Marking errors by Educational Testing Services resulted in 4,100 cases of “false failure”, leading to some staff being prevented from taking up full-time posts.

Many states require staff to pass a certificate before taking up jobs.

“Being falsely failed meant some lost jobs they’d been offered, and remained as long-term (supply) teachers, or had to stay in college,” said Robert Schaeffer, of anti-high-stakes testing group FairTest, who was called as an expert witness by lawyers representing teachers suing ETS. The errors emerged only after outside education officials challenged scores.

The false scores were attributed to overly-harsh marking.

Meanwhile, thousands of students have also received marks that were too low - in America’s college-entrance exam. Last week, it emerged a further 393 students had received incorrect scores - on top of the 4,000 disclosed earlier this month - plunging America’s university admissions system into fresh uncertainty.

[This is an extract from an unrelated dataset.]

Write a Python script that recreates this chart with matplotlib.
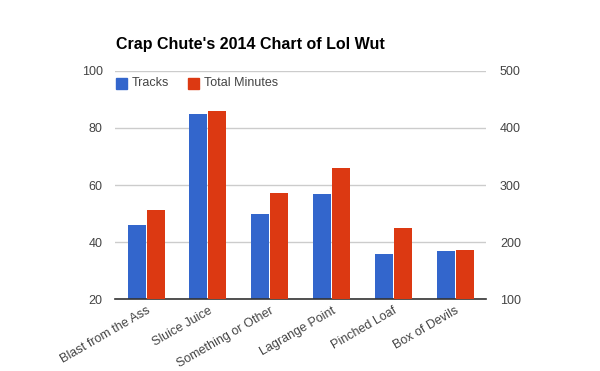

The College Board, which sets the test, said the marking mistakes were caused by scripts expanding “due to humidity”, causing machines to misread them. Also this month, it emerged that McGraw-Hill tests given to New York pupils duplicated questions from practice tests.

Thomas Toch, of Washington DC think-tank Education Sector, and author of a report suggesting the testing industry is “buckling under the weight” of high-stakes tests, said the errors demonstrated the need for outside monitoring of testing.